Between December 2019 and February 2020, a series of sewer main breaks led to the release of approximately 219 million gal. of raw sewage into environmentally sensitive waterways within the city of Fort Lauderdale, Florida. The disaster served as a wake-up call, prompting the city to ramp up its efforts to rehabilitate its aging sewer network. Since then, Fort Lauderdale has progressed quickly on a key rehabilitation project, the construction of a new 7.5 mi long redundant force main that will convey untreated wastewater under pressure. The construction of this redundant force main will enable the city to repair the existing force main that experienced the previous breaks. Meanwhile, Fort Lauderdale expects to begin soon environmental restoration efforts in the two water bodies that bore the brunt of the sewage releases.
Brittle pipes break
Home to nearly 190,000 people, Fort Lauderdale relies on an aging sewer network, the majority of which is 50-60 years old, says Raj Verma, P.E., M.ASCE, the city’s director of public works. “Most of our major pipes are from the ’60s and ’70s,” Verma says. Because the area’s high water table causes a “relatively corrosive environment,” he says, the city’s aging sewer pipes over time became “very brittle.” The pipes are made up of cast iron and ductile iron.
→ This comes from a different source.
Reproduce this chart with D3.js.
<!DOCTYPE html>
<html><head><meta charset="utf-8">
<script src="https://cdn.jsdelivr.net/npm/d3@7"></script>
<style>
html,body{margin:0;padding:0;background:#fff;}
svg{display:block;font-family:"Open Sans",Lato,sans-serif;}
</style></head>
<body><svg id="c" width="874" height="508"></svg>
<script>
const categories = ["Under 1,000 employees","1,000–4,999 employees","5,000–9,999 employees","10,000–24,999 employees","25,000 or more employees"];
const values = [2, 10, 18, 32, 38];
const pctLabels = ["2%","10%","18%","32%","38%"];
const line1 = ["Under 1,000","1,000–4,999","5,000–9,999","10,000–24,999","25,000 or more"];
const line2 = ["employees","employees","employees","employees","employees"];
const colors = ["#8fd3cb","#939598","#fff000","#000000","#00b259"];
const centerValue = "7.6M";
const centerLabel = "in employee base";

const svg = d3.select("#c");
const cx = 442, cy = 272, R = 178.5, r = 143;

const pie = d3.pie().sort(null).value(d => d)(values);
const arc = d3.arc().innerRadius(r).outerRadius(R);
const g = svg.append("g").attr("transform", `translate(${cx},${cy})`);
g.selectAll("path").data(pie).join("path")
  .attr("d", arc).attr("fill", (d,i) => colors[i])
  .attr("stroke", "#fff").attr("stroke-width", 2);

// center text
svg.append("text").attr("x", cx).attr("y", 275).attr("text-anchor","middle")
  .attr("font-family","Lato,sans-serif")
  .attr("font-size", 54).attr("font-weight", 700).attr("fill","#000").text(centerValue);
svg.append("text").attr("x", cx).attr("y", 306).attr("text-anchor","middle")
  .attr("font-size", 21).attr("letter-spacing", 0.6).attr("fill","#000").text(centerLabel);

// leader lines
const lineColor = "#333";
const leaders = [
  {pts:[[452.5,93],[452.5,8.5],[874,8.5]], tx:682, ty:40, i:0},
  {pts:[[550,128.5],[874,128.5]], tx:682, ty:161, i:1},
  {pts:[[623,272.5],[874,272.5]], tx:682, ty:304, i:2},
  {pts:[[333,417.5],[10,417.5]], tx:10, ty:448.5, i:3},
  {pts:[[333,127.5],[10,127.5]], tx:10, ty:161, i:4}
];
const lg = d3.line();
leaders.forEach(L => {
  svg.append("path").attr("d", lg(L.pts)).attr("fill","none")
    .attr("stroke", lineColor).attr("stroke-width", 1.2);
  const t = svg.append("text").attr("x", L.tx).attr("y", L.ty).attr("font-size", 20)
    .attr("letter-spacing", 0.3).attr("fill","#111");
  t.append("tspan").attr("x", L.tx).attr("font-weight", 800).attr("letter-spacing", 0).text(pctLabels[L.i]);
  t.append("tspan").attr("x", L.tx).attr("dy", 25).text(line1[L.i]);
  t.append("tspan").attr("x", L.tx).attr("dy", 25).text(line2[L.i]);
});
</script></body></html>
These conditions led to multiple sewer line breaks in recent years. Several ruptures in a 54 in. diameter force main in December 2019 released nearly 114 million gal. of untreated sewage into the Tarpon River, the Himmarshee Canal, and three neighborhoods. In February 2020, the same force main experienced another break at a location farther north, releasing nearly 105 million gal. of raw sewage during a 10-day period into George English Lake, a small body of water connected to the Middle River.
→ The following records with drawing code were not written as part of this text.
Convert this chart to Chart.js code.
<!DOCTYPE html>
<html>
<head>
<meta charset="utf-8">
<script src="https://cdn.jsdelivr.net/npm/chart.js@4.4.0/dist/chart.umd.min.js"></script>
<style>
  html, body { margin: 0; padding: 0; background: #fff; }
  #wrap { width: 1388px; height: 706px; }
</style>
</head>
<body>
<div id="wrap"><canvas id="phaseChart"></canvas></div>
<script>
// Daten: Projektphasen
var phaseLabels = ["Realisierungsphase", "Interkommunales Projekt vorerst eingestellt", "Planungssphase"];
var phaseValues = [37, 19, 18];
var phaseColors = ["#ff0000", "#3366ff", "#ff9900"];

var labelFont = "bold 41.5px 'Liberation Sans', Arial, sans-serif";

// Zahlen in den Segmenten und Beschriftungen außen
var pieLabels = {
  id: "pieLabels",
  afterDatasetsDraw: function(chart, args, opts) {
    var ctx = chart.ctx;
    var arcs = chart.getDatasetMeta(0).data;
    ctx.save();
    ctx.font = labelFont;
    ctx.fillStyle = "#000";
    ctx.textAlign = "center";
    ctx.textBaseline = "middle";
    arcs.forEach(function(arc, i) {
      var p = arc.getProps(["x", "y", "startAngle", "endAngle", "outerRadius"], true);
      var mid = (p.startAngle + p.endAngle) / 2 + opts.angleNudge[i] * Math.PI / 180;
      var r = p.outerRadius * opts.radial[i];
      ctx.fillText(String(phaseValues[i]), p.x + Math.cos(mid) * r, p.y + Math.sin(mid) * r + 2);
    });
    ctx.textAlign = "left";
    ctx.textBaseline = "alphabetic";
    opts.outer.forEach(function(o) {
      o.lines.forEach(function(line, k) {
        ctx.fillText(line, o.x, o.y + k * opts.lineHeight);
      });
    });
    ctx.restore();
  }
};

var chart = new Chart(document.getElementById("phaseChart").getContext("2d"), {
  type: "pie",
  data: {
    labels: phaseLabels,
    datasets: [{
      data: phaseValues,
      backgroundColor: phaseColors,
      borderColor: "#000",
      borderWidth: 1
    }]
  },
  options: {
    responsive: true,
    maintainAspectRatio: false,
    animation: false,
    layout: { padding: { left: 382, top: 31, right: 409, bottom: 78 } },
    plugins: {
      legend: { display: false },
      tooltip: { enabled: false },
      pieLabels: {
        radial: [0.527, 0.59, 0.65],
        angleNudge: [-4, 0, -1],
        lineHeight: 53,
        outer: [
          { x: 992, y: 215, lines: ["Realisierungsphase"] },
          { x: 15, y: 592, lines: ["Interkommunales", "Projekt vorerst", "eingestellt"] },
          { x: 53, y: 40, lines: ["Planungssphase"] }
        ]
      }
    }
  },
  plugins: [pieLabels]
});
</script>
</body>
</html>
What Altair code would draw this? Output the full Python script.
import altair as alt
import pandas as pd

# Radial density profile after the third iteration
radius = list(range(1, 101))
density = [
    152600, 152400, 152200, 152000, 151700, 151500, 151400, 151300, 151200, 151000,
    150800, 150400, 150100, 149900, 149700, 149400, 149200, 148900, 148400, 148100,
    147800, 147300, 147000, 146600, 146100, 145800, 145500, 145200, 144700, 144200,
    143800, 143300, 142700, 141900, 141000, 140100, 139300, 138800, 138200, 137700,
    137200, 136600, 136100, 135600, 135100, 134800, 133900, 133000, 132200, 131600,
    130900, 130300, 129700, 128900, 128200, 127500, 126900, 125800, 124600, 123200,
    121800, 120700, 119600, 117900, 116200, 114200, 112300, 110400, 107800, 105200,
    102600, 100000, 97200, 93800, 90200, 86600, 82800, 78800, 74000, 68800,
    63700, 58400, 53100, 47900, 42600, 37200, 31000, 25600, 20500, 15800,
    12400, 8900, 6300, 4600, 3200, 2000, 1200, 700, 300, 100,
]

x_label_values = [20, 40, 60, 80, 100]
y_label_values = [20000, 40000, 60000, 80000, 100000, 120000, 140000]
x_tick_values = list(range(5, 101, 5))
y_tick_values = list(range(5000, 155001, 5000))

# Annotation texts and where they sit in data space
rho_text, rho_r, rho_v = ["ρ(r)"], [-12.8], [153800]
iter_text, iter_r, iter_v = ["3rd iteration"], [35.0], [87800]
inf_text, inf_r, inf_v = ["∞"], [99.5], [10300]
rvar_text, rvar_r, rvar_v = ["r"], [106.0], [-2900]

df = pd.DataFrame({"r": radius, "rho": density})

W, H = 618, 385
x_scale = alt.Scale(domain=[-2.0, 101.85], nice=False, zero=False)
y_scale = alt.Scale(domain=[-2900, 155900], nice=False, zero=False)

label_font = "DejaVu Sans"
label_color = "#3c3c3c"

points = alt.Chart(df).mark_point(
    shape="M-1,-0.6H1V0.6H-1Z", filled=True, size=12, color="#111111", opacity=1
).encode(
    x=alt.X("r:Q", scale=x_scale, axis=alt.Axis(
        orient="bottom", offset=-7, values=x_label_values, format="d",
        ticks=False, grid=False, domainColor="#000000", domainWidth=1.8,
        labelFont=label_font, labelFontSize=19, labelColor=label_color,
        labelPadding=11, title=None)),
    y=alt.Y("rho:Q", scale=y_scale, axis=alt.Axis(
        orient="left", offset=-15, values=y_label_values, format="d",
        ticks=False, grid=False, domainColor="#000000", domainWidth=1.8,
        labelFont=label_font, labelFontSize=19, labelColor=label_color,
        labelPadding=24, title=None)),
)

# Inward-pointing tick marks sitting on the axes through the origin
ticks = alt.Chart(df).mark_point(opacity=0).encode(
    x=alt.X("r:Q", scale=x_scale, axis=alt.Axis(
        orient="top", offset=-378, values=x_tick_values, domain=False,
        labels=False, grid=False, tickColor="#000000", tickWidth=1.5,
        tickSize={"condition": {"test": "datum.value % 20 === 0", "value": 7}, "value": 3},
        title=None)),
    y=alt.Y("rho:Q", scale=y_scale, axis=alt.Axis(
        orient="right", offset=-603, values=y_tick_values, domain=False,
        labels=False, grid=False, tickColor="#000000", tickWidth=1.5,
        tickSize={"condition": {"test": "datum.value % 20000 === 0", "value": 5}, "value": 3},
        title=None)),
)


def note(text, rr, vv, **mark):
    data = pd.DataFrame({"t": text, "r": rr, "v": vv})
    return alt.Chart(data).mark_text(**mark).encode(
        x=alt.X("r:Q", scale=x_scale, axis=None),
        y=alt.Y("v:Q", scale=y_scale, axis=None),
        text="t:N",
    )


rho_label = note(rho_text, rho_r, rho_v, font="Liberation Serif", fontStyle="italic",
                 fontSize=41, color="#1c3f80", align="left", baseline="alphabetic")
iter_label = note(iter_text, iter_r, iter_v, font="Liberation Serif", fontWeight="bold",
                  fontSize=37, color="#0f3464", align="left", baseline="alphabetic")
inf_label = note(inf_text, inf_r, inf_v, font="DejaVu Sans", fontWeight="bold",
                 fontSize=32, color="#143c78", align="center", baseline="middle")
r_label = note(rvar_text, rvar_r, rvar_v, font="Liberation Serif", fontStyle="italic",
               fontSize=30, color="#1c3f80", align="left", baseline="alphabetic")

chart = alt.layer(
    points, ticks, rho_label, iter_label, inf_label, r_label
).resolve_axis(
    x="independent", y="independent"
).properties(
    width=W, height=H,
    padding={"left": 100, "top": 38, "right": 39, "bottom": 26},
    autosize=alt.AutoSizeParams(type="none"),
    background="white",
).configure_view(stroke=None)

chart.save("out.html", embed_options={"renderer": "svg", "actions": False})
Fort Lauderdale needs to upgrade its entire sewer system. “The infrastructure has not been maintained to the level it should have been,” says Verma, who began working for Fort Lauderdale in January 2020. Working with the consulting engineering firm Hazen and Sawyer, the city of Fort Lauderdale conducted a condition assessment of its force mains to identify those in greatest need of immediate attention. This process also relied on the “historical knowledge of our staff” to identify locations that have been most prone to problems, Verma says. “We have combined both science and theory and the practical experience of our staff to come up with priority projects.”
Redundancy is resiliency
Foremost among these is the design and construction of the new 7.5 mi long redundant sewer force main, which will convey sewage from the northern end of the service area to the G.T. Lohmeyer Wastewater Treatment Plant. In January 2020, the Fort Lauderdale City Commission approved $65 million for the project. Upon completion, the new force main, which will consist of high-density polyethylene pipe to better resist corrosion, will enable the city to shut down and rehabilitate its existing force main.
Having both force mains in place once the existing main has been rehabilitated will then afford the city a greater measure of latitude in terms of operations, says Krishan Kandial, P.E., the project manager for the city. “In the event anything happens, we can have redundancy,” Kandial notes, “(because) we are building a parallel system.”
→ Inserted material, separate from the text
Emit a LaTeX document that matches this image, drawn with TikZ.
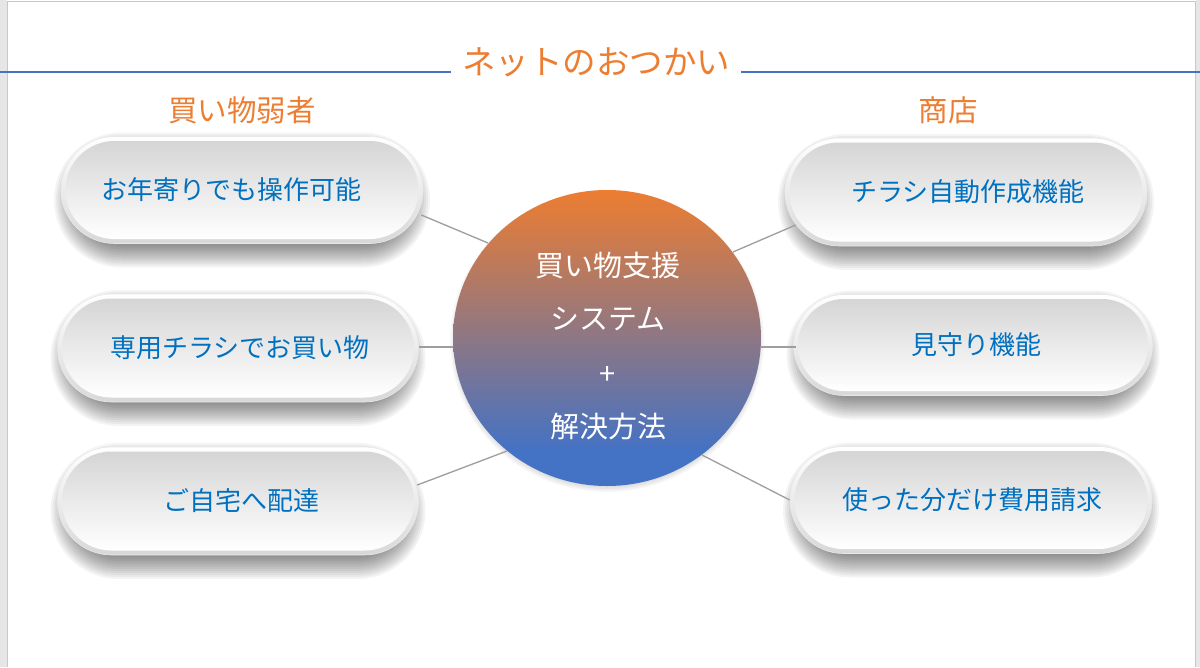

At the same time, the city will be better positioned to maintain these critical facilities in the future. The redundant force main will “ensure that 50 or 60 years down the road, the coming generation doesn’t have to go through the pains that we are going through now,” Verma says.
The project is being conducted in two segments and is about 65 percent complete. Murphy Pipeline Contractors Inc. is constructing the northern segment, which comprises 4.5 mi of 48 in. diameter pipe. David Mancini & Sons Inc. is constructing the southern segment, which consists of 3 mi of 54 in. diameter pipe. Working simultaneously, the two contractors are constructing the tunnel from different directions using various methods, including horizontal directional drilling. The overall project will be completed this summer.
As for other efforts to improve its sewer network, Fort Lauderdale plans to replace and upsize other force mains, upgrade lift stations (also known as pump stations), and line existing gravity sewers. In 2018, the city issued $200 million worth of bonds to cover some of these costs. “The second tranche is going to be happening in 2023 for another $200 million,” Verma says. The overall sewer repair effort is scheduled for completion in the next eight to 10 years and could end up costing between $800 million and $1 billion, he says.
Assessments by the city of areas within the Tarpon River and George English Lake that were most severely affected by the large sewage spills have found “no residual impacts that are contributing to water quality degradation,” Verma says. “Water quality has returned to original levels.” That said, the city still plans to remove from both bodies of water shallow deposits of inert solids that remain from the sewage spills.
Suction dredging will be used for these efforts, Verma says. Expected to begin in the spring once the necessary permits have been obtained, the combined projects likely will cost on the order of $1.5 million. Fort Lauderdale also is assessing the extent to which environmental restoration is needed in the Himmarshee Canal.